• [PROBLEM STATEMENT] Output the lines below exactly, please, from the first line until the line with "baseline = [0] * len(years)", counting both.
## start
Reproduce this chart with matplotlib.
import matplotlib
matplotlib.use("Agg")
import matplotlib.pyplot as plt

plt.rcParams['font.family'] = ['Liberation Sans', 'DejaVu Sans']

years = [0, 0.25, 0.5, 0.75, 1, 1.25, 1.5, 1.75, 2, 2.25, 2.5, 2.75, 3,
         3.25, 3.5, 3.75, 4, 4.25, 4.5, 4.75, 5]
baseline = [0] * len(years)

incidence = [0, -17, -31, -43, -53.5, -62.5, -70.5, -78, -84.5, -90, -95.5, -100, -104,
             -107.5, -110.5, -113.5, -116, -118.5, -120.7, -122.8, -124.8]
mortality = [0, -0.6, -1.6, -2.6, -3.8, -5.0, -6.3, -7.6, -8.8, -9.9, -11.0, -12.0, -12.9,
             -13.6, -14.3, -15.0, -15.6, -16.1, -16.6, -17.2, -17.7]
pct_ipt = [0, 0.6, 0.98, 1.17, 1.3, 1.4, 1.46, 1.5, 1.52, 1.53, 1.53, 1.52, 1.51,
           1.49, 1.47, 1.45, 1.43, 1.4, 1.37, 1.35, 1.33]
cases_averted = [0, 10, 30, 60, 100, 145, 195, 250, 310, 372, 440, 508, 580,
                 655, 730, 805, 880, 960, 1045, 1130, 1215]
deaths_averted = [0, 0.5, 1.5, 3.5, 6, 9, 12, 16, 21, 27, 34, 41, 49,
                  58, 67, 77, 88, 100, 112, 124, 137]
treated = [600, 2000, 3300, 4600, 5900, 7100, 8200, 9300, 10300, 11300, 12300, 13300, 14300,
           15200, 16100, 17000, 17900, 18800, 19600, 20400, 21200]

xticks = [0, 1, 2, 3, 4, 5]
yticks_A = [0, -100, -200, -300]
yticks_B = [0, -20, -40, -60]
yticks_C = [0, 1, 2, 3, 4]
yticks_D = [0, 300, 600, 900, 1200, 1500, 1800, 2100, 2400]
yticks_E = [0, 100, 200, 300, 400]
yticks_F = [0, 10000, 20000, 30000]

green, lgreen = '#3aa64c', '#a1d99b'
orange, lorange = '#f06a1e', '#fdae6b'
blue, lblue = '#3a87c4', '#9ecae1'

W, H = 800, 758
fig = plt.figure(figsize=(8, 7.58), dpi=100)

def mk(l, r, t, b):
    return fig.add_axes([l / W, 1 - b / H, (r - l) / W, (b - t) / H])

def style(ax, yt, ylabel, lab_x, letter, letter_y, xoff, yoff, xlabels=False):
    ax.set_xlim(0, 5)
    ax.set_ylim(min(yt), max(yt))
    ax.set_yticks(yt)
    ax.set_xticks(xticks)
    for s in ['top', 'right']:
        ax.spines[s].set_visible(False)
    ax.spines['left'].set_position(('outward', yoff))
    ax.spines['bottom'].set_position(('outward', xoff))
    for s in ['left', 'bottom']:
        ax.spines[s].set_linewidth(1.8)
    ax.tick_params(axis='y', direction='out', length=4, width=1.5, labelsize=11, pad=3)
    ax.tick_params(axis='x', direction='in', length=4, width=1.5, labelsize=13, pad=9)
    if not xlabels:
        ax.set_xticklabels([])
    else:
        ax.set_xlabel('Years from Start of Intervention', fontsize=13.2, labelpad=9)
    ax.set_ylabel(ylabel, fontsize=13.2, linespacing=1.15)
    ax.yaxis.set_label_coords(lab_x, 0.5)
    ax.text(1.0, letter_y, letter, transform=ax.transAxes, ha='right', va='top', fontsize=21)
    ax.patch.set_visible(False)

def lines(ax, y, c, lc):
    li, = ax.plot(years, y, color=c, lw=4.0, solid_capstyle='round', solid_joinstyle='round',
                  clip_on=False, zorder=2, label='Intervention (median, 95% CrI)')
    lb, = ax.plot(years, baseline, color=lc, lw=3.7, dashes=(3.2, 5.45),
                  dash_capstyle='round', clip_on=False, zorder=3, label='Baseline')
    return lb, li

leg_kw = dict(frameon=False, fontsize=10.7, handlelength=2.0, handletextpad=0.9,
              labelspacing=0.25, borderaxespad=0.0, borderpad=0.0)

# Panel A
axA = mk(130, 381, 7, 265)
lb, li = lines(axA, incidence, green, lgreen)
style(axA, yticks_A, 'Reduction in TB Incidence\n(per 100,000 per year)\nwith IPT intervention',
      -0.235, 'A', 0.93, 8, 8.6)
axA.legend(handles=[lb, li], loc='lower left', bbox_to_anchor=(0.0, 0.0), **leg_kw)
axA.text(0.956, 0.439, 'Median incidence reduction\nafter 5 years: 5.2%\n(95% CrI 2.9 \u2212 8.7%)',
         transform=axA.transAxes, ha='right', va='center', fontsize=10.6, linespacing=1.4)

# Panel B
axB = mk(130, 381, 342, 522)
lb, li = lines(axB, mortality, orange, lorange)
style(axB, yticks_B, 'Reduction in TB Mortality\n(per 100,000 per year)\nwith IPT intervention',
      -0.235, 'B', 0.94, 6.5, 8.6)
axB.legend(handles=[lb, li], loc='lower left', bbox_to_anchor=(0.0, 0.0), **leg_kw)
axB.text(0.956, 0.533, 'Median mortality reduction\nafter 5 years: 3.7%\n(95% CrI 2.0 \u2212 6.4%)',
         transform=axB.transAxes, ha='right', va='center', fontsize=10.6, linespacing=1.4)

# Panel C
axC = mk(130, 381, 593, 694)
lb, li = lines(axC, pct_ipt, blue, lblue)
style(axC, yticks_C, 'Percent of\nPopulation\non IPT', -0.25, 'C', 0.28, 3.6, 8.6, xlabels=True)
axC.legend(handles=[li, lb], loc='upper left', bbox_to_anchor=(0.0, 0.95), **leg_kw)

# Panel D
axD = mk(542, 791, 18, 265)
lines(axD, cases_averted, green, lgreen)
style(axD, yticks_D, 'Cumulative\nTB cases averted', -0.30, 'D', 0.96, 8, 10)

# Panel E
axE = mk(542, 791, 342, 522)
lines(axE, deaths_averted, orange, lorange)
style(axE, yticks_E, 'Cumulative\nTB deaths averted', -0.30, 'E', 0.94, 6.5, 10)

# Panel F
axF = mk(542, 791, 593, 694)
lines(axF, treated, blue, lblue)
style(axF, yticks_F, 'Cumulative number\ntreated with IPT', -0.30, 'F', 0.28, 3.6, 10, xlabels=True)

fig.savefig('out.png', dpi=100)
## end
• [WRITTEN RESPONSE]
Reproduce this chart with matplotlib.
import matplotlib
matplotlib.use("Agg")
import matplotlib.pyplot as plt

plt.rcParams['font.family'] = ['Liberation Sans', 'DejaVu Sans']

years = [0, 0.25, 0.5, 0.75, 1, 1.25, 1.5, 1.75, 2, 2.25, 2.5, 2.75, 3,
         3.25, 3.5, 3.75, 4, 4.25, 4.5, 4.75, 5]
baseline = [0] * len(years)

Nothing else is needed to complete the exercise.